Monday, October 22, 2012

What Happens When Eleanor Tries to Get Her Hair Cut


After about two months of split ends, of using up almost entire bottles of conditioner just to comb through my hair and saying to myself every other day, “I really need to get a trim…” I finally decided to risk it and seek out a hairdresser.

First, I went to a woman on my street, hesitantly stopping by the door and yanking on it, only to find it locked. Embarrassed, I checked to see if the shop was actually open. It was, and she came to the door to let me in (oh Quiteños and their excessive security). I asked her how much a haircut costs, what her hours were and then, the big question, “Can you cut hair like mine?” She looked at me for a moment, her face twisting into the expression you make when you’re about to tell a lie and said, “Oh yeah, sure, they teach us how to cut all sorts of hair... shouldn't be a problem, I think.” I narrowed my eyes, thanked her, accepted her card and crossed her off my list.

Next, I waited a few days, keeping my eyes peeled for peluquerías (they are everywhere) and trying to guess who might be able to help me. There are two across the street from the bus stop where I wait for my internship everyday, so I walked over to them this morning. I went to one, but it was closed, so stopped in at the other. It was like an empty discoteca, with music pounding on speakers out the door and two women sitting and doing their nails. I asked if they had any free time and then, again, probed to see if they could cut my hair. The two women, with their straightened, damaged hair insisted, shouting over the music, that they’d have to straighten it first. I crossed that one off my list.

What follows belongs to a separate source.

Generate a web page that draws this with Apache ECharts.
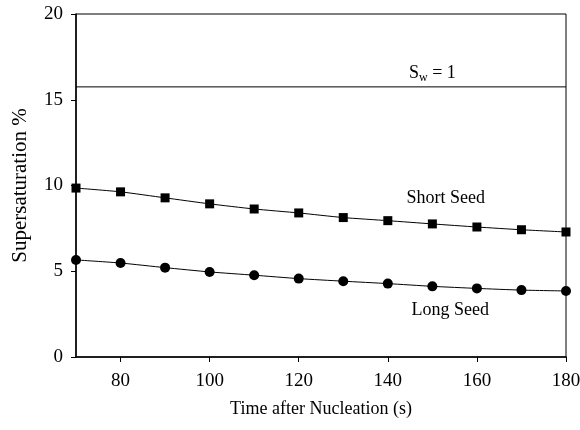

So I walked over a street to another peluquería and went through the same questions. This time, the man insisted that he could cut it. Relief flooded over me as I sank into the swivel chair – finally goodbye to my split ends! But then he pulled out a razor. A RAZOR. Folks, nobody can cut my hair with a razor. I hightailed it out of there, grabbing my bag, thanking him and taking off.

Feeling dejected and now paranoid of razors, but still determined, I stopped at a peluquería a few doors down. We didn’t even get as far as razors because I walked in, smiled and asked if they could please cut my hair and their eyes widened and they started ushering me out the door saying, “No, no, no, we can’t cut crazy hair here…”

Dejected and tired, I went back to the first place that’d been closed, the only place with an afroecuadorian hairdresser. He and I chatted a bit – yes, I only wanted a little off, no, you have to cut my hair wet, and yes, you must use scissors and he told me that I’d need to go somewhere else. He handed me the card of a place called “Cepillo Loco” (Crazy brush, fittingly) and gave me directions.

I walked off in search of the Crazy Brush, knowing it was my last hope and wondering what the hell is wrong with all the hairdressers in Quito. Eventually I grabbed a taxi and, on telling the driver the directions, starting having a wonderful rant-sess about the difficulties of having afro hair (he’s afro too). He dropped me off in front of Crazy Brush, wished me the best, and I walked to face my final hope.

The women at Crazy Brush listened to what I wanted and had a good laugh at my stories of the terror my hair had caused at numerous peluquerías this morning. They washed my hair, cut it and I was in and out in less than 10 minutes, easy peasy. No more split ends, no uneven cut lines, no straightened hair, no chemicals, and no razors. EXITO!

All in all, the whole endeavor only took me about 4 hours…well done, Quito.